NASA's Artemis II, being prepared for a possible April 2026 launch, aims to send four astronauts on a roughly 10‑day crewed flight around the Moon and back — the first human trip beyond low Earth orbit since Apollo 17 (1972) if it flies as planned.

India's Gaganyaan program plans uncrewed test flights in 2026 as steps toward independent crewed missions. Success would make India the fourth nation to achieve human spaceflight autonomously — a major technological and symbolic milestone.

China will continue regular crewed missions to its Tiangong space station in 2026, building experience and infrastructure that feed its plans for future crewed lunar missions. Meanwhile, NASA increasingly depends on commercial partners to ferry astronauts to low Earth orbit so the agency can focus on deep‑space exploration.

Artist's depiction of the China Space Station Telescope, also known as Xuntian. | Credit: NAOC

Planetary Science and Lunar Resource Exploration

Japan's Martian Moons eXploration (MMX) mission, targeting a late‑2026 launch, will reach Mars and study its moons Phobos and Deimos for about three years. MMX plans to collect and return a Phobos surface sample to Earth by 2031, data that could resolve whether these moons are captured asteroids or debris from a giant impact.

China's Chang'e 7, expected in mid‑2026, will explore the lunar south pole with an orbiter, lander, rover and a small flying hopper designed to access permanently shadowed craters. Those craters are prime targets because they may harbor water ice — a resource with major implications for sustained lunar presence and in‑space fuel production.

These missions show how planetary science, resource prospecting and future human activity are becoming more tightly linked.

Space Weather and International Cooperation

Recent powerful solar storms demonstrated how solar activity can disrupt aviation, communications and power systems on Earth. Understanding the Sun–Earth connection is therefore practical as well as scientific.

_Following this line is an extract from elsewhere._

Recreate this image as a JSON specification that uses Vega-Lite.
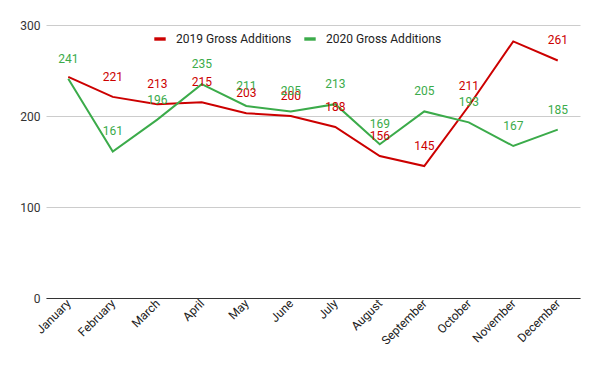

SMILE (Solar Wind Magnetosphere Ionosphere Link Explorer), a joint mission of the European Space Agency and the Chinese Academy of Sciences, is scheduled for spring 2026. SMILE will produce the first global images of how Earth's magnetic field responds to the continuous solar wind, improving forecasts of space weather that threaten satellites, navigation and ground infrastructure. Politically, SMILE is also a notable example of sustained Europe–China scientific collaboration amid broader geopolitical tensions.

What 2026 Will Mean

Collectively, the telescopes, crewed flights and robotic probes of 2026 reflect both cooperation and competition in space. Instruments and missions increasingly rely on international partnerships — for instrumentation, data sharing and scientific analysis — even as nations pursue independent capabilities and strategic objectives. For researchers and the public alike, 2026 promises an extraordinary year of discovery: new data on exoplanets and cosmic structure, advances in lunar and planetary science, and renewed human journeys beyond low Earth orbit.